Support Questions
Find answers, ask questions, and share your expertise

Suggestions for sharing Hive table data in the cloud?

Super Collaborator

We want to share some of the data we have in Hive with external users - those who do not have access to our cluster.

Ideally, I would like to setup a daily process to push the output of certain queries to AWS in such a way that users outside our office/VPN could perform queries against that data.

I can think of a handful of complicated ways to accomplish this, but I'm guessing this has to be a pretty common use case.

What are some good options to get large amounts of data from a baremetal cluster to a cloud resource without tying up an upload pipe all the time?

Thanks in advance


@Zack Riesland,

hive -e "create table my_export stored as text location 's3n://my_bucket/my_export' as select * from my_table;"

Or some variation of the above works pretty well.
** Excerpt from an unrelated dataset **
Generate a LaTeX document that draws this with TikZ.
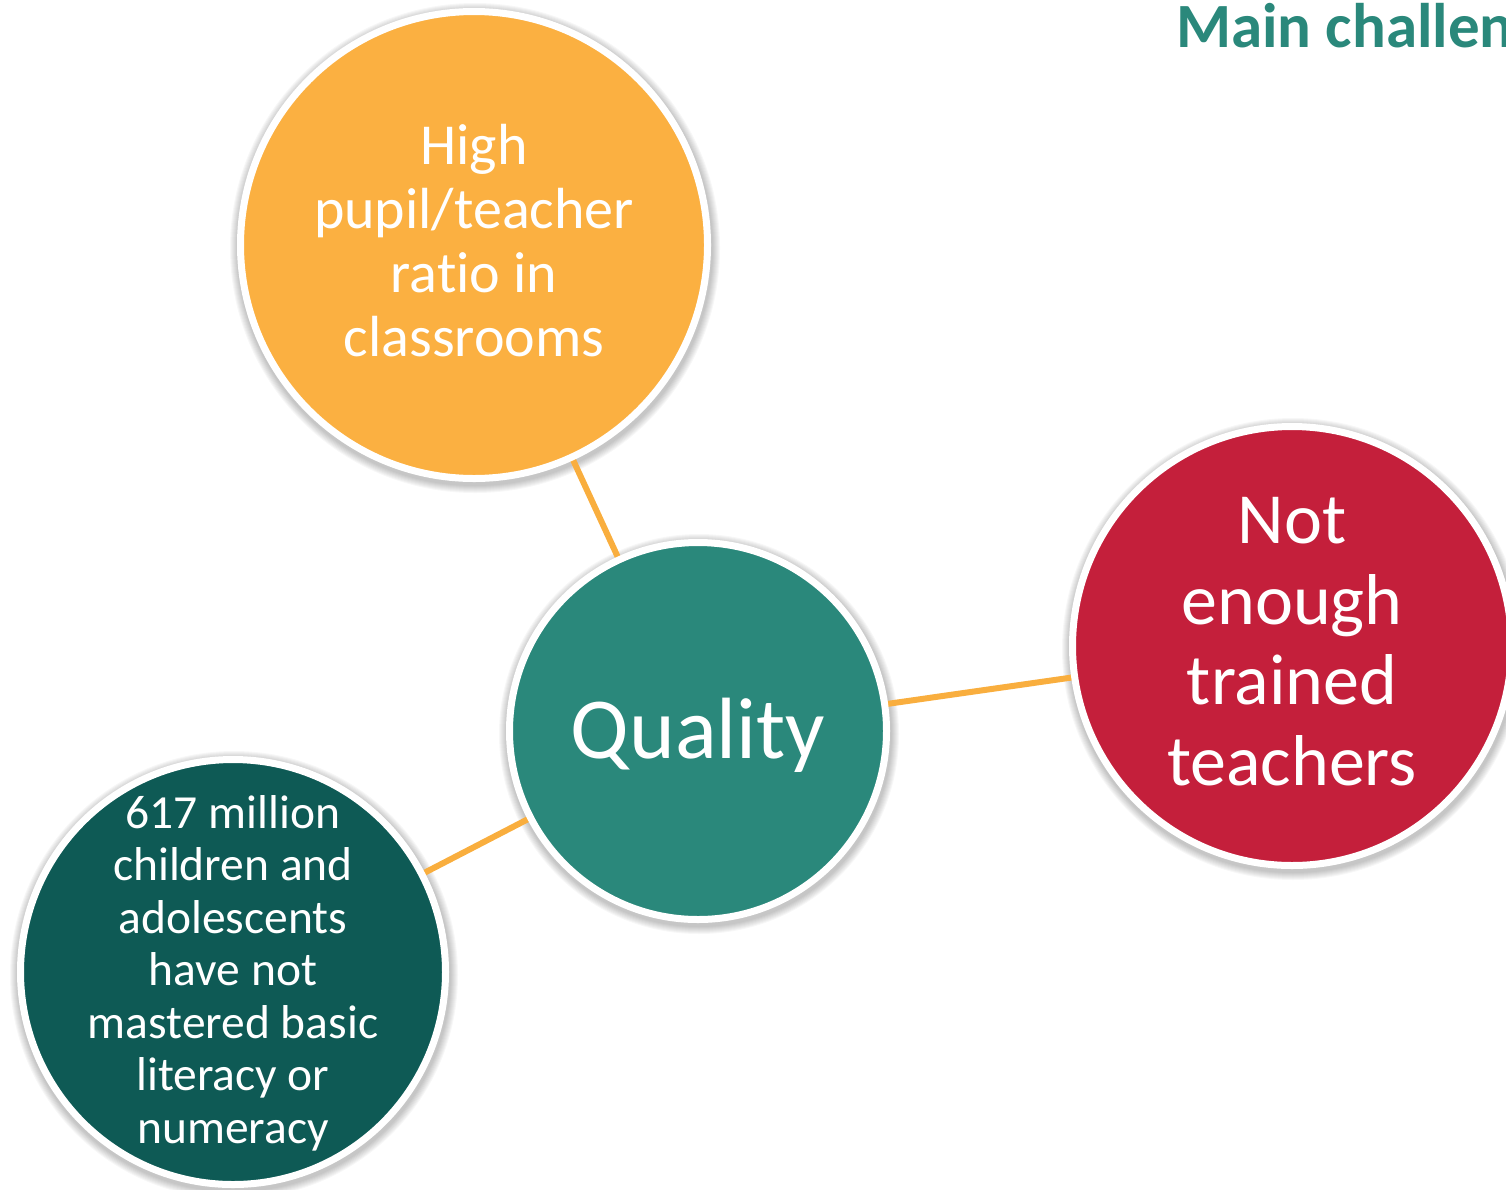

This will be a parallel write into s3 as if it was just another directory on HDFS. You will need to use AWS APIs to configure needed security policies on the bucket and/or "subfolders".
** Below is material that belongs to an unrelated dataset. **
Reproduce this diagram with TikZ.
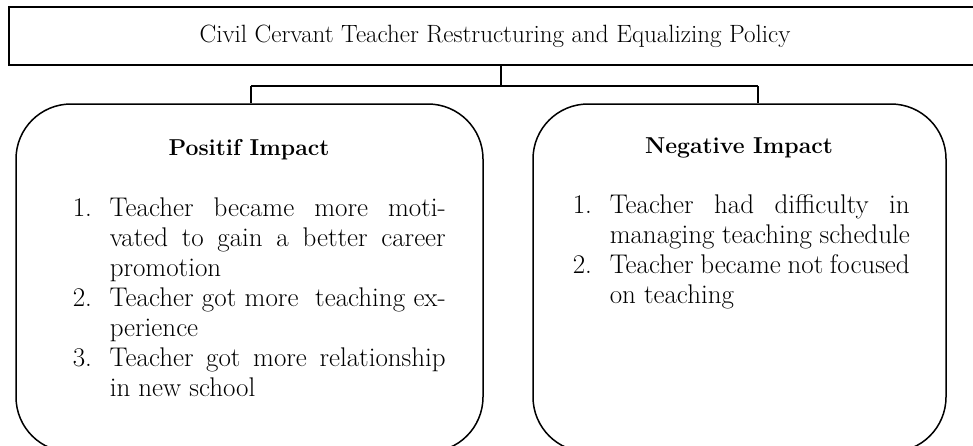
\documentclass[tikz,border=0pt]{standalone}
\usepackage{fontspec}
\usetikzlibrary{positioning}
\newcommand{\itm}[2]{\noindent\hangindent=37pt\hangafter=1\hbox to 37pt{#1\hfil}#2\par}
\begin{document}
\begin{tikzpicture}[x=1pt,y=-1pt,line width=1.5pt,
  policybox/.style={draw,rectangle,minimum width=984pt,minimum height=58pt,inner sep=0pt,font=\fontsize{25}{30}\selectfont},
  impactbox/.style={draw,rectangle,rounded corners=55pt,minimum height=348pt,inner sep=0pt},
  heading/.style={anchor=base,inner sep=0pt,font=\bfseries\fontsize{23}{30}\selectfont},
  itemlist/.style={anchor=north west,inner sep=0pt,align=justify,font=\fontsize{27}{30}\selectfont}]
\useasboundingbox (0,0) rectangle (973,445);
\clip (0,0) rectangle (973,445);
\node[policybox] (policy) at (501,36) {\hspace*{-12pt}Civil Cervant Teacher Restructuring and Equalizing Policy};
\node[impactbox,minimum width=467pt] (pos) at (249.5,278) {};
\node[impactbox,minimum width=413pt] (neg) at (739.5,278) {};
\coordinate (jl) at (251,86);
\coordinate (jr) at (758,86);
\draw (policy.south) -- (policy.south |- jl);
\draw (jl) -- (jr);
\draw (jl) -- (jl |- pos.north);
\draw (jr) -- (jr |- neg.north);
% headings
\node[heading] (posh) at (249,155) {Positif Impact};
\node[heading] (negh) at (739,153) {Negative Impact};
% lists
\node[itemlist,text width=373pt] (posl) at (72,197) {%
  \itm{1.}{Teacher became more moti-\linebreak vated to gain a better career\linebreak promotion}
  \itm{2.}{Teacher got more \ teaching ex-\linebreak perience}
  \itm{3.}{Teacher got more relationship\linebreak in new school}};
\node[itemlist,text width=337pt] (negl) at (572,194) {%
  \itm{1.}{Teacher had difficulty in\linebreak managing teaching schedule}
  \itm{2.}{Teacher became not focused\linebreak on teaching}};
\end{tikzpicture}
\end{document}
S3a would be better, but depending on your cluster version, s3n will just work whereas there are kinks with S3a yet to be worked out.

Super Collaborator

Thanks Randy,

That's helpful - and very slick - for a particular use case.

But suppose the end user (who runs the query) doesn't have a hadoop cluster or EMR instance.

They just want to open SquirrelSQL (or whatever) or perform a query.

That's more the situation I'm trying to figure out.

Correct me if you know otherwise, but Squirrel isn't a SQL engine itself. It needs a backend to connect to before it can do much of anything.

When doing data exploration outside of a Hadoop environment, I've had success using standalone Zeppelin/Spark as a way to run SQL against static files (including stored in S3).

Super Collaborator

Thanks Randy.

I wonder if anyone has experience connecting Hive to Aurora or RDS (?)